Internal comms and copywriter extraordinaire Ellie Buckingham joins the H&H blog to explore the power and potential of storytelling during times of organisational change – and imparts some helpful tips on engaging the bottom line in making change a success.
Once upon a time there was an internal communicator who knew change was coming, and only the love of a brave story could save them…
English novelist Phillip Pullman once said: “After nourishment, shelter and companionship, stories are the thing we need most in the world.”
We sit in cinemas crying with laughter, sob on our sofas watching Emmerdale, fall in love with characters in novels, engross ourselves in real-life documentaries, scroll through social media posts, back the underdog in a football match, and believe in Father Christmas.
We live our personal lives through an almost constant stream of stories, so our work lives should be no different.
Creating a narrative during a time of organisational change can help you show your employees how their individual contribution matters, and why they’re key to making change happen.
It’s about creating a story you all share, a script that defines the reason you all get out of bed in the morning; it’s the why to the what.
The castle on the hill
In 1957, psychologist Leon Festinger created his theory of cognitive dissonance; the mental state that occurs when people discover their beliefs are inconsistent with their actions. If you consider this theory when creating an organisational change communications strategy, storytelling can be the Hansel to your Gretel.
By helping employees to understand the purpose of the change/business – its story – you in turn help them to believe and invest in it. If they believe in it, they are more likely to want to change their behaviours and actions if they need to, in order to achieve it.
A poignant story about the power of storytelling is that of Ed Sheeran, arguably one of the best lyricists of our generation, who credits Eminem as helping him get rid of his stutter.
Sheeran’s Dad bought him Eminem’s album Marshall Mathers LP at the age of nine, without really understanding it’s content. Ed was so taken by Eminem’s incredible rapping and storytelling ability, that he learnt every lyric of the album “from back to front.” By the time he turned ten, his stutter had gone. Seventeen years later, he released a record with the man whose skill he held in such high esteem.
Closer to home, a business that has the power of storytelling nailed is Unilever.
Marc Mathieu, Unilever’s then-Senior Vice President of Global Marketing, once said that “marketing used to be about creating a myth and selling, and now it’s about finding a truth and sharing.”
Take their brand Dove as an example. Their ‘Campaign for Real Beauty’ is now 14 years old, and goes to show that creating a great story isn’t a flash in the pan. Get it right, and it’s your story forever. Ok, so it has had its criticism – but what story hasn’t had at least one negative review?
Their story of real beauty, featuring real women instead of airbrushed models or celebrities, yielded amazing results, with a 700% upswing in the number of creams sold, and increased market share from 1% to 6%. That’s some serious storytelling power right there.

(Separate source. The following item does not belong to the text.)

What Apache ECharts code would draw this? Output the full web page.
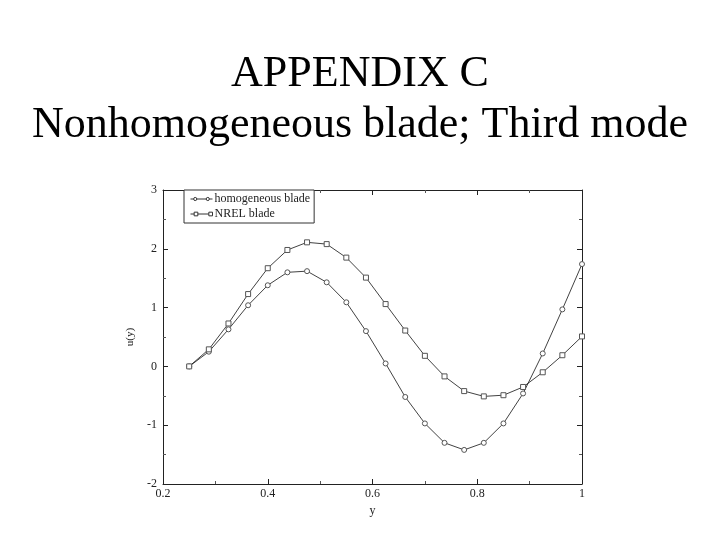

A change is a wish your heart makes
Our brains love stories as much as our hearts.
Socially, we connect through them – both with people we know and total strangers. They’re our way of sharing information and our values with each other.
If a story is personal or emotional it activates more of our brain, and we remember it better than we would a series of dry facts and figures. Add some sensory elements that remind us of particular smells or textures into the mix too, and our brains will do an even greater job of remembering it.
When we listen to a character-driven story, our brain floods with oxytocin. Often referred to as the ‘love chemical’, oxytocin invokes feelings of trust, relationship building, and empathy.
It’s an amazing little thing – it’s also found to inhibit the brain’s fear centre, so if you’re communicating something potentially distressing (like redundancy for example) storytelling could, in theory, get the oxytocin flowing and reduce the fear and trepidation your employees may be feeling.
An example that pulls all these elements together is Subaru’s 2014 ‘They Lived’ advert. It’s not easy viewing, but that’s one of the reasons why you’ll remember it. It’s an impactful narrative that will your flood your brain full of oxytocin. A powerful story, for sure.
Five tips for an organisational change happily ever after…
1. Know your audience.
Learn who they are, what they want, and what they feel. Only then can you target your story. Write it for them and about them.
2. Remember that you’re not creating the brand story.
That’s way bigger than a single organisational change. Have perspective and create the story you need to tell. If the brand’s story already exists, brilliant; just add your own chapter.
3. Create a character, metaphorically speaking.
Make sure your story has a tone of voice, a distinct style, and a method of storytelling that’s authentic to the brand – it should be in tune with everything else, and sound like “you”.
4. The marketing ‘rule of seven’ means people have to see and engage with your content at least seven times before they remember it.
So this isn’t a ‘one and done’ approach. You don’t have to repeat the story chapter and verse; once you have the narrative, chop it up and share it through people stories and business stories, across different channels and media, with different spokespeople.
5. Focus on the why.
Sell the benefits. People connect more emotionally with a why than just a what. People aren’t interested in what your change programme can do, they’re interested in what it can do for them.